The rewards are as promised – the Alfa grips and goes round, though as the body starts to roll you can feel through the seat and steering wheel how the loadings are being transferred down the chassis, the back end letting you know gently that a game of ‘catch’ is on the cards if you push much harder. The more famous pictures of the genuine GTA race cars, often in the hands of F1 ace Jochen Rindt, show the inside front wheel pawing the air a couple of feet off the ground, but Richard has fitted a fatter front anti-roll bar, stiffened up the springs and altered the front wheel camber so that both front wheels stay planted on terra firma.

When the back end does let go in sharper, slower corners, at least it does so with a playful flick that’s easily caught and held, if that’s your game. You can correct it either with the steering or the throttle, you take your pick or gently balance the pair of them so that once you’ve finished messing about you can get straight back on the gas and fling yourself towards the next bend.
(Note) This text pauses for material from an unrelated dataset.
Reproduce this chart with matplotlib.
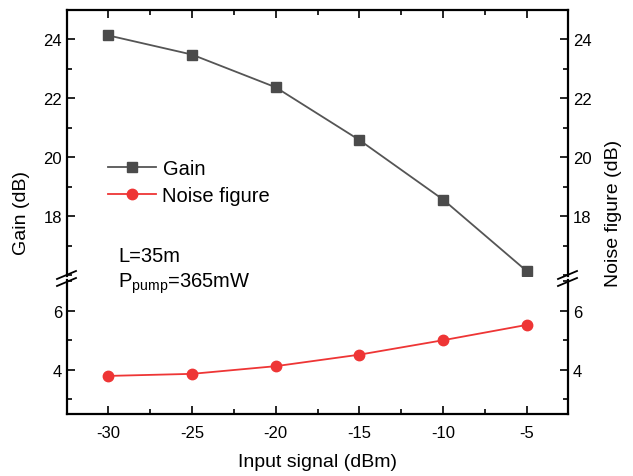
import numpy as np
import matplotlib
matplotlib.use("Agg")
import matplotlib.pyplot as plt
from matplotlib.lines import Line2D
from matplotlib.ticker import MultipleLocator

plt.rcParams["font.family"] = ["Liberation Sans", "DejaVu Sans"]

# data
signal_dbm = [-30, -25, -20, -15, -10, -5]
gain_db = [24.14, 23.49, 22.38, 20.59, 18.57, 16.14]
noise_fig_db = [3.79, 3.86, 4.12, 4.51, 5.00, 5.52]

W, H = 633, 477
fig = plt.figure(figsize=(W / 100, H / 100), dpi=100)

# pixel layout (y measured from top)
left_px, right_px = 67, 568
top_px, bot_px = 11, 415
gap_top, gap_bot = 277, 281

def fx(px):
    return px / W

def fy(py):
    return 1 - py / H

ax_top = fig.add_axes([fx(left_px), fy(gap_top), fx(right_px - left_px), (gap_top - top_px) / H])
ax_bot = fig.add_axes([fx(left_px), fy(bot_px), fx(right_px - left_px), (bot_px - gap_bot) / H])

gain_col = "#4b4b4b"
nf_col = "#ee3535"

ax_top.plot(signal_dbm, gain_db, color="#555555", lw=1.3, marker="s", ms=6.5,
            mfc=gain_col, mec=gain_col, label="Gain")
ax_bot.plot(signal_dbm, noise_fig_db, color=nf_col, lw=1.3, marker="o", ms=7.5,
            mfc=nf_col, mec=nf_col, label="Noise figure")

ax_top.set_ylim(15.98, 25)
ax_bot.set_ylim(2.5, 7.04)
for ax in (ax_top, ax_bot):
    ax.set_xlim(-32.45, -2.55)
    ax.xaxis.set_major_locator(MultipleLocator(5))
    ax.xaxis.set_minor_locator(MultipleLocator(2.5))
    ax.yaxis.set_major_locator(MultipleLocator(2))
    ax.yaxis.set_minor_locator(MultipleLocator(1))
    for s in ax.spines.values():
        s.set_linewidth(1.6)
    ax.tick_params(which="both", direction="in", width=1.2, labelsize=12,
                   left=True, right=True, labelleft=True, labelright=True)
    ax.tick_params(which="major", length=6)
    ax.tick_params(which="minor", length=3.5)

ax_top.spines["bottom"].set_visible(False)
ax_top.tick_params(which="both", bottom=False, labelbottom=False, top=True, labeltop=False)
ax_top.set_yticks([18, 20, 22, 24])
ax_bot.spines["top"].set_visible(False)
ax_bot.tick_params(which="both", top=False, bottom=True, labelbottom=True)
ax_bot.set_yticks([4, 6])
ax_bot.set_xticks(signal_dbm)
ax_bot.set_xticklabels([str(v) for v in signal_dbm])
ax_bot.tick_params(axis="x", pad=8)

# break marks
for xp in (left_px, right_px):
    for yc in (276, 283):
        fig.add_artist(Line2D([fx(xp - 10), fx(xp + 9)], [fy(yc + 4), fy(yc - 4)],
                              transform=fig.transFigure, color="black", lw=1.3))

# legend
handles = [ax_top.lines[0], ax_bot.lines[0]]
fig.legend(handles, [h.get_label() for h in handles], loc="upper left",
           bbox_to_anchor=(fx(90), fy(142)), frameon=False, fontsize=14.5,
           handlelength=2.4, handletextpad=0.3, labelspacing=0.4)

fig.text(fx(118), fy(257), "L=35m", fontsize=14.5, va="center", ha="left")
fig.text(fx(118), fy(284), r"P$_{\mathregular{pump}}$=365mW", fontsize=14.5, va="center", ha="left")

fig.text(fx(317), fy(463), "Input signal (dBm)", fontsize=14, ha="center", va="center")
fig.text(fx(22), fy(213), "Gain (dB)", fontsize=14, ha="center", va="center", rotation=90)
fig.text(fx(614), fy(213), "Noise figure (dB)", fontsize=14, ha="center", va="center", rotation=90)

fig.savefig("out.png", dpi=100)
But we’re getting a bit ahead of ourselves here, the thrill and the fun of the driving experience overwhelming the nitty-gritty of what this car actually is. To understand why Richard built it, first you need to know a little bit about what a bona fide GTA was. In 1965 Alfa decided that having done extremely well on tracks around the world with the stunningly pretty SZ, it would harness changes to the European Touring Car Challenge series regulations to create a racer with closer links to the company’s standard models. So the basis for what was to become the most successful touring car of the period was the Giulia Sprint GT.

It attained the ‘A’ suffix to its name on account of it being ‘alleggerita’, or lightened. Aluminium panels rather than dietary fibre were responsible for much of the weight loss, which slashed the poundage from just over a ton for the top-spec GTV, down to a slender 1540lb. Competition versions went as far as listing hollow driveshafts and drilled gears amongst their weight-saving measures. The GTA was also gifted a twin-plug cylinder head that raised the power output to 115bhp at 6000rpm; the racers were good for 170bhp at 7500rpm. The GTA was an instant and persistent hit, its tally of wins way too extensive to list here.
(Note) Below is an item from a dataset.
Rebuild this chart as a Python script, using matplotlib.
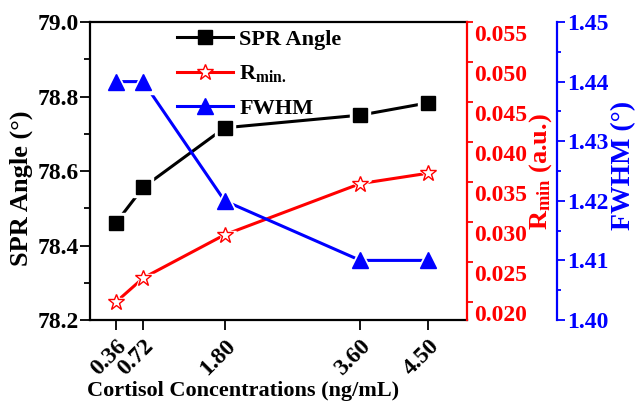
import matplotlib
matplotlib.use("Agg")
import matplotlib.pyplot as plt
import numpy as np
from matplotlib.transforms import ScaledTranslation

SERIF = ["Liberation Serif", "DejaVu Serif"]
plt.rcParams["font.family"] = SERIF
plt.rcParams["font.weight"] = "bold"
plt.rcParams["mathtext.fontset"] = "custom"
plt.rcParams["mathtext.rm"] = "Liberation Serif:bold"
plt.rcParams["mathtext.it"] = "Liberation Serif:bold"
plt.rcParams["mathtext.bf"] = "Liberation Serif:bold"

# data
concentrations = [0.36, 0.72, 1.80, 3.60, 4.50]
x_ticklabels = ["0.36", "0.72", "1.80", "3.60", "4.50"]
spr_angle = [78.461, 78.556, 78.716, 78.750, 78.783]
r_min = [0.0200, 0.0230, 0.0284, 0.0348, 0.0361]
fwhm = [1.44, 1.44, 1.42, 1.41, 1.41]

spr_ticks = [78.2, 78.4, 78.6, 78.8, 79.0]
rmin_ticks = [0.020, 0.025, 0.030, 0.035, 0.040, 0.045, 0.050, 0.055]
fwhm_ticks = [1.40, 1.41, 1.42, 1.43, 1.44, 1.45]

RED = "#ff0000"
BLUE = "#0000ff"
TICK_FS = 17
LW = 2.2

fig = plt.figure(figsize=(6.36, 4.07), dpi=100)
ax = fig.add_axes([90 / 636, 1 - 320 / 407, 377 / 636, 298 / 407])
ax2 = ax.twinx()
ax3 = ax.twinx()


def gapped_plot(axis, y, color, marker, ms, mfc, label):
    # Origin style: line stops short of each marker
    axis.plot(concentrations, y, color=color, lw=LW, zorder=2)
    axis.plot(concentrations, y, ls="none", marker=marker, ms=ms + 5,
              mfc="white", mec="white", zorder=3)
    axis.plot(concentrations, y, ls="none", marker=marker, ms=ms,
              mfc=mfc, mec=color, mew=1.0, zorder=4)
    return axis.plot([], [], color=color, lw=LW, marker=marker, ms=ms,
                     mfc=mfc, mec=color, mew=1.0, label=label)[0]


h1 = gapped_plot(ax, spr_angle, "black", "s", 9.5, "black", "SPR Angle")
h2 = gapped_plot(ax2, r_min, RED, "*", 12, "white", r"R$_{\mathbf{min.}}$")
h3 = gapped_plot(ax3, fwhm, BLUE, "^", 12, BLUE, "FWHM")

# x axis
ax.set_xlim(0.015, 5.015)
ax.set_xticks(concentrations)
ax.set_xticklabels(x_ticklabels, rotation=45, ha="right", rotation_mode="anchor",
                   fontsize=TICK_FS, fontweight="bold", family=SERIF)
ax.tick_params(axis="x", direction="out", length=7, width=1.3, pad=4)

# left axis
ax.set_ylim(78.2, 79.0)
ax.set_yticks(spr_ticks)
ax.set_yticks(np.arange(78.3, 79.0, 0.2), minor=True)
ax.set_yticklabels([f"{v:.1f}" for v in spr_ticks], fontsize=TICK_FS,
                   fontweight="bold", family=SERIF)
ax.tick_params(axis="y", which="major", direction="out", length=7, width=1.3, pad=1)
ax.tick_params(axis="y", which="minor", direction="out", length=4, width=1.3)
ax.spines["right"].set_visible(False)
for s in ["left", "bottom", "top"]:
    ax.spines[s].set_linewidth(1.6)

# red axis
ax2.set_ylim(0.01775, 0.055)
ax2.set_yticks(rmin_ticks)
ax2.set_yticklabels([f"{v:.3f}" for v in rmin_ticks], fontsize=TICK_FS,
                    fontweight="bold", color=RED, family=SERIF)
ax2.tick_params(axis="y", direction="out", length=4, width=1.3, color=RED, pad=1)
for s in ["left", "top", "bottom"]:
    ax2.spines[s].set_visible(False)
ax2.spines["right"].set_color(RED)
ax2.spines["right"].set_linewidth(1.6)
shift = ScaledTranslation(0, -11 / 100, fig.dpi_scale_trans)
for lab in ax2.get_yticklabels():
    lab.set_transform(lab.get_transform() + shift)

# blue axis
ax3.spines["right"].set_position(("axes", (557 - 90) / 377))
ax3.set_ylim(1.40, 1.45)
ax3.set_yticks(fwhm_ticks)
ax3.set_yticks(np.arange(1.405, 1.45, 0.01), minor=True)
ax3.set_yticklabels([f"{v:.2f}" for v in fwhm_ticks], fontsize=TICK_FS,
                    fontweight="bold", color=BLUE, family=SERIF)
ax3.tick_params(axis="y", which="major", direction="out", length=6, width=1.3,
                color=BLUE, pad=1)
ax3.tick_params(axis="y", which="minor", direction="out", length=3, width=1.3,
                color=BLUE)
for s in ["left", "top", "bottom"]:
    ax3.spines[s].set_visible(False)
ax3.spines["right"].set_color(BLUE)
ax3.spines["right"].set_linewidth(1.6)

# axis titles
fig.text(243 / 636, 1 - 391 / 407, "Cortisol Concentrations (ng/mL)", fontsize=16,
         fontweight="bold", ha="center", va="center")
fig.text(21 / 636, 1 - 188 / 407, "SPR Angle (°)", fontsize=19, fontweight="bold",
         rotation=90, ha="center", va="center")
fig.text(541 / 636, 1 - 172 / 407, r"R$_{\mathbf{min}}$ (a.u.)", fontsize=19,
         fontweight="bold", rotation=90, ha="center", va="center", color=RED)
fig.text(624 / 636, 1 - 165 / 407, "FWHM (°)", fontsize=20, fontweight="bold",
         rotation=90, ha="center", va="center", color=BLUE)

ax3.legend(handles=[h1, h2, h3], loc="upper left", frameon=False,
           bbox_to_anchor=(177 / 636, 1 - 29 / 407), bbox_transform=fig.transFigure,
           borderpad=0, borderaxespad=0, handlelength=2.5, handletextpad=0.3,
           labelspacing=0.62,
           prop={"family": "Liberation Serif", "weight": "bold", "size": 16})

fig.savefig("out.png", dpi=100)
As a consequence, the value of GTAs, road or track versions, can go as high as £30,000 or more for a good one, a discouragement to some owners from using their cars, an impediment to many people who’d like to own one. Hence Richard Banks’ scheme to recreate and improve the essence of the GTA, while making it more affordable.

The modifications that Richard has made to this particular car can be applied to any Bertone bodied 105 series Alfa – ‘just about all the parts are interchangeable,’ he explains, ‘so you can mix and match according to what you want out of your car, or have the budget for. Of course, if you use a later model you lose the authentic GTA look with the slightly chiselled front end. The car you see here started life as a 1968 1.3-litre GT Junior, with rare ochre paintwork; the fact it was minus its engine lessened the pain of turning it into a hot-rod.

In common with the real thing, the Junior was stripped right down. ‘We took out everything,’ Richard recounts, ‘soundproofing, the lot. But because we intended racing the car, we put in a roll-case and competition seats. And there’s currently a hole in the dash, where the radio once went, that is due to accommodate a trip computer.’

Alloy doors, boot and bonnet replaced the Junior’s standard steel items, while the rear screen and side windows are Perspex jobs, all in the cause of lightness. Original GTAs tipped the scales at about 750kg, while this car weighs 900kg. ‘The rest of the GTA detailing is stuff we supply to customers anyway – grille kits, door handles, that sort of thing,’ says Richard. ‘And the wheels are replicas we’ve made ourselves; the originals were made from magnesium and are expensive and prone to leaking. As you can see from our car, once all the parts are on, it’s hard to tell it apart from a real GTA, although there is a slight difference in the lines between the top of the rear arches and the window above them.’

The choice of the 75 2.0-litre Twin Spark engine (the 8-valve version, as it uses an alloy block, whereas the 16-valver is iron-blocked) was down to cost (an engine costs £80 or so), availability, and ease of tuning.